I'm beginning to wonder if financially crippling the entire nation (and all of its innocent civilians) was the correct alternative to fighting. Possibly just as bad. Gonna have a lot of people starving, homeless, and in poor health. Putin will re-align the remaining pieces of the economy to focus on the war effort, and the Russian elites.
Oh come on. MAD is a well-understood notion, and has been since the cold war. If the various Soviet leaders weren't insane enough to initiate it, why would Putin? Nobody wants nuclear war. It's a bluff.
That's an interesting perspective. So you would say any economic disincentive used against a country is a violation because the population is impacted by the economic pains? Are reparations a violation of the same in your mind?
It seems any/many actions taken against an adversary will have knock-on effects of the population of the adversary, whether financial/economic or militaristic.
Does the focused nature of the sanctions thus far not change your calculus? Or is it SWIFT only that you're referring to? What about: banning private Russian flights from air space throughout Europe; FedEx refusing to make deliveries to Russia; Arming Ukraine to enable a quagmire, costing the Russian government several billions per day to sustain their effort, and harming their economic position; even broad and impactful tariffs could be seen as a Collective Punishment?

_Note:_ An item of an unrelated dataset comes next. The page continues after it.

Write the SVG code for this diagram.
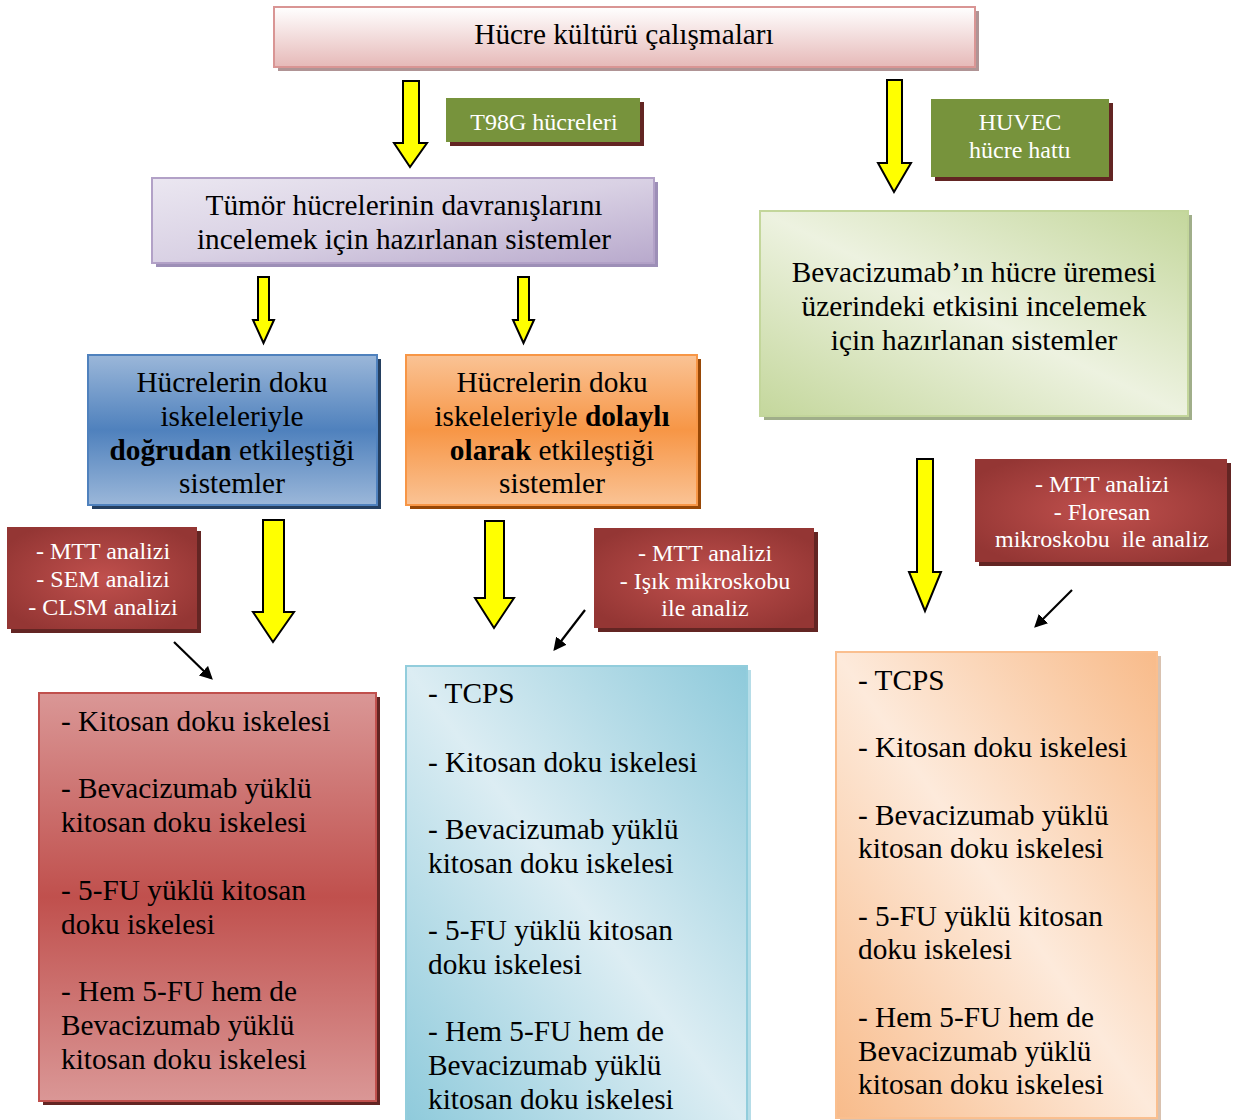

I'm having a hard time determining what actions are not a violation of the Collective Punishment ban under your generous interpretation, short of direct military conflict. I don't think incentivizing hot war was the intention of those rules. My understanding was that they are meant to apply to POWs and noncombatants under rule of a warring party.
This is a ridiculous comment. Putin started an unprovoked war against a country of 40 million. He's using the full power of the Russian state in this war and has access to nuclear weapons. He's currently engaged in indiscriminate shelling of civilians[1] (how's that for collective punishment).
What's your alternative to sanctions? Do nothing? Move NATO troops into Ukraine and start WWIII?
"on account of the acts of individuals for which it cannot be regarded as collectively responsible"
which is up for debate in this instance. I don't agree with you.
I do think the literal bombing of residences and hospitals, false flag operations, wearing the enemy's uniform, etc. etc. all constitute provable warcrimes which should be investigated. Not that I want to devolve into whataboutism, which I realize I'm skirting close to.
It's not up for debate. The Russian army acts on behalf of Russia. Therefore the whole of Russia is collectively responsible for the actions of the Russian army.